Monday 28 January 2013

Rahul Gandhi's formal elevation

On the last day of the Congress party's 3-day Chintan Shivir(Deliberation Camp) in Jaipur, the capital of Rajasthan, from January 18-20, 2013, attended by 400 Congressmen and women from all over India, the long-awaited announcement for the heir-apparent Rahul Gandhi to take over the command of the dynastic party was made. Although the Congress Working Committee put its formal stamp on the elevation of Rahul as the Vice-President-number two in the line-up after the mother Sonia Gandhi as President, it is expected that given her advancing age and health issues, he will call the shots. There was  nothing surprising and earth-shaking about the development as he was practically virtually number two even as general secretary-though one of many in the heirarchy. However, the wave of jubilation and bursting of fire-crackers displayed by sycophants, including tearful senior leaders, seemed to suggest as if half the battle of the next general election of 2014 has already been won with the advent of Rahul.
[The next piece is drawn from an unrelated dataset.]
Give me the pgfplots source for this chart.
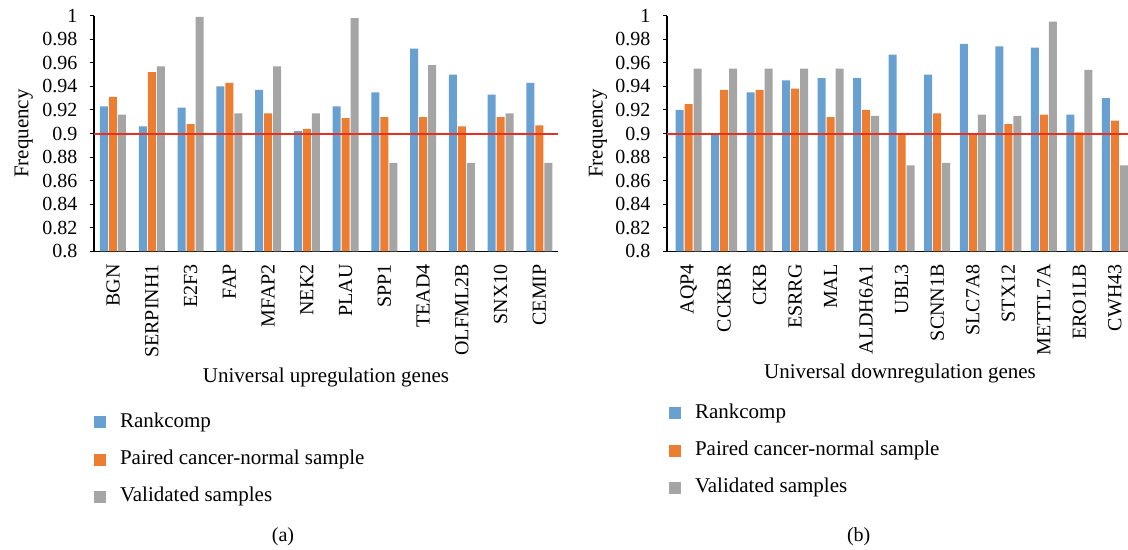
\documentclass[border=0pt]{standalone}
\usepackage{fontspec}
\setmainfont{Liberation Serif}
\usepackage{pgfplots}
\pgfplotsset{compat=1.18}
\usepackage{pgfplotstable}
\definecolor{cblue}{RGB}{104,160,210}
\definecolor{corange}{RGB}{237,125,49}
\definecolor{cgray}{RGB}{165,165,165}
\definecolor{cred}{RGB}{232,48,30}

\pgfplotstableread{
x r p v
0  0.923 0.931 0.916
1  0.906 0.952 0.957
2  0.922 0.908 0.999
3  0.940 0.943 0.917
4  0.937 0.917 0.957
5  0.902 0.904 0.917
6  0.923 0.913 0.998
7  0.935 0.914 0.875
8  0.972 0.914 0.958
9  0.950 0.906 0.875
10 0.933 0.914 0.917
11 0.943 0.907 0.875
}\upgenes

\pgfplotstableread{
x r p v
0  0.920 0.925 0.955
1  0.899 0.937 0.955
2  0.935 0.937 0.955
3  0.945 0.938 0.955
4  0.947 0.914 0.955
5  0.947 0.920 0.915
6  0.967 0.900 0.873
7  0.950 0.917 0.875
8  0.976 0.900 0.916
9  0.974 0.908 0.915
10 0.973 0.916 0.995
11 0.916 0.901 0.954
12 0.930 0.911 0.873
}\downgenes

\pgfplotsset{
  panel/.style={
    scale only axis, height=117.8pt, ymin=0.8, ymax=1,
    axis x line=bottom, axis y line=left,
    axis line style={-, black, line width=0.6pt},
    ytick={0.8,0.82,0.84,0.86,0.88,0.9,0.92,0.94,0.96,0.98,1},
    tick align=outside, major tick length=2pt,
    ytick style={black, line width=0.5pt}, xtick style={draw=none},
    tick label style={font=\fontsize{10}{12}\selectfont, /pgf/number format/assume math mode=true},
    yticklabel style={inner sep=0pt, xshift=-6.15pt},
    xticklabel style={rotate=90, anchor=east, inner sep=4.35pt},
    label style={font=\fontsize{10.5}{12.6}\selectfont},
    ylabel={Frequency},
    legend style={draw=none, fill=none, inner sep=0pt, outer sep=0pt, anchor=north west,
      row sep=9.4pt, column sep=7pt, font=\fontsize{10.5}{12.6}\selectfont,
      nodes={inner sep=0pt, text height=7.2pt, text depth=2pt, anchor=west}},
    legend cell align=left,
  },
  bl/.style={ybar, bar width=4pt, bar shift=-4.5pt, fill=cblue, draw=none,
    legend image code/.code={\fill[cblue] (0pt,-3pt) rectangle (6pt,3pt);}},
  bo/.style={ybar, bar width=4pt, bar shift=0pt, fill=corange, draw=none,
    legend image code/.code={\fill[corange] (0pt,-3pt) rectangle (6pt,3pt);}},
  bg/.style={ybar, bar width=4pt, bar shift=4.5pt, fill=cgray, draw=none,
    legend image code/.code={\fill[cgray] (0pt,-3pt) rectangle (6pt,3pt);}},
}

\begin{document}
\begin{tikzpicture}
\useasboundingbox (0,0) rectangle (564pt,-275pt);

\begin{axis}[panel, at={(47pt,-125.65pt)}, anchor=south west, width=232pt,
  xmin=-0.49, xmax=11.48,
  xtick={0,...,11},
  xticklabels={BGN,SERPINH1,E2F3,FAP,MFAP2,NEK2,PLAU,SPP1,TEAD4,OLFML2B,SNX10,CEMIP},
  xlabel={Universal upregulation genes},
  xlabel style={at={(axis description cs:0.5,-0.5365)}, anchor=center},
  ylabel style={at={(axis description cs:-0.1416,0.5)}, anchor=base},
  legend style={at={(axis description cs:0,-0.6868)}},
]
\addplot[bl] table[x=x,y=r] {\upgenes};
\addlegendentry{Rankcomp}
\addplot[bo] table[x=x,y=p] {\upgenes};
\addlegendentry{Paired cancer-normal sample}
\addplot[bg] table[x=x,y=v] {\upgenes};
\addlegendentry{Validated samples}
\addplot[forget plot, cred, line width=1pt] coordinates {(-0.49,0.9) (11.48,0.9)};
\end{axis}

\begin{axis}[panel, at={(333.5pt,-125.65pt)}, anchor=south west, width=233pt,
  xmin=-0.605, xmax=12.51,
  xtick={0,...,12},
  xticklabels={AQP4,CCKBR,CKB,ESRRG,MAL,ALDH6A1,UBL3,SCNN1B,SLC7A8,STX12,METTL7A,ERO1LB,CWH43},
  xlabel={Universal downregulation genes},
  xlabel style={at={(axis description cs:0.5,-0.518)}, anchor=center},
  ylabel style={at={(axis description cs:-0.138,0.5)}, anchor=base},
  legend style={at={(axis description cs:0.0043,-0.6486)}},
]
\addplot[bl] table[x=x,y=r] {\downgenes};
\addlegendentry{Rankcomp}
\addplot[bo] table[x=x,y=p] {\downgenes};
\addlegendentry{Paired cancer-normal sample}
\addplot[bg] table[x=x,y=v] {\downgenes};
\addlegendentry{Validated samples}
\addplot[forget plot, cred, line width=1pt] coordinates {(-0.605,0.9) (12.51,0.9)};
\end{axis}

\node[font=\fontsize{10}{12}\selectfont] at (141.5pt,-268.35pt) {(a)};
\node[font=\fontsize{10}{12}\selectfont] at (429.35pt,-268.35pt) {(b)};
\end{tikzpicture}
\end{document}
Rahul Gandhi's own acceptance address had a high emotional quotient, devoid of any cohesive, clear vision. Some media comments called it "hollow rhetoric". His startling disclosure that when his mother came to his room in Jaipur after his appointment, she cried, saying "power is a poison"; one must beware of it. It is reported that she also  bitterly cried when her husband Rajiv Gandhi was about to assume the office of Prime Minister after the assassination of his mother, Mrs Indira Gandhi, then PM. Mrs Sonia Gandhi clearly did not want him to drink the "poison of power". However, if she genuinely, sincerely believes in the poisonous nature of power, why is she in it for so long? Is she not regarded as India's most powerful woman who wants to perpetuate her hold on it for the dynasty as long as possible? Doesn't she want her son Rahul Gandhi to be the next Prime Minister? What about the perks, privileges and pre-eminent position that power ensures? Are there any indications that she uses the power primarily for empowering the deprived, the dispossessed, the impoverished?

                   

Thursday 10 January 2013

Identity of Delhi bus gangrape victim

When the world knows the identity of the gangrape victim who was brutalised in a moving bus in Delhi on December 16, 2012 night, by six beastly men, including the driver and his brother, thanks to the victim's father himself revealing it in an interview to the London tabloid-the Sunday People, the Indian media is still unwilling to disclose it even though she died on December 29 in the Mount Elizabeth Hospital in Singapore  due to severe internal injuries. The relevant law in the Indian Criminal Procedure Code is quite clear that the identity of a rape victim cannot be revealed as long as the victim is alive; only the victim can do it. However, the law provides that it can be disclosed in the event of the rape victim's death by the next of kin. And, in this particular case, the father has given out the victim daughter's name:Jyoti Singh Pandey, in a recent interview in his UP village home, to Indian reporters of the British Sunday newspaper. He even showed them a family album, including her daughter's photographs. The newspaper has put the entire interview alongwith a few family pictures on its website with the exception of Jyoti on the specific request of the father.

But, amazingly and inexplicably, the Indian media continues to remain secretive, denying its readers the information the world, and those with access to internet, have already got. We want to perpetuate the brave 23-year-old woman's memory to inspire Indian women at large but, at the same time, we want to keep her nameless and a non-person, some people calling her "Nirbhaya" or "Damini". Why this charade? For how long? She is now dead. The stigma of rape haunts and traumatises the living. Shouldn't we honour the brave-heart-Jyoti-the eternal flame-by her name, as her father has done, to narrate her dreams and determination to lift her family from the pit of poverty through education of herself, her two younger brothers and her own physio-therapist job, even though the dreams had a sad end with her own premature, tragic death.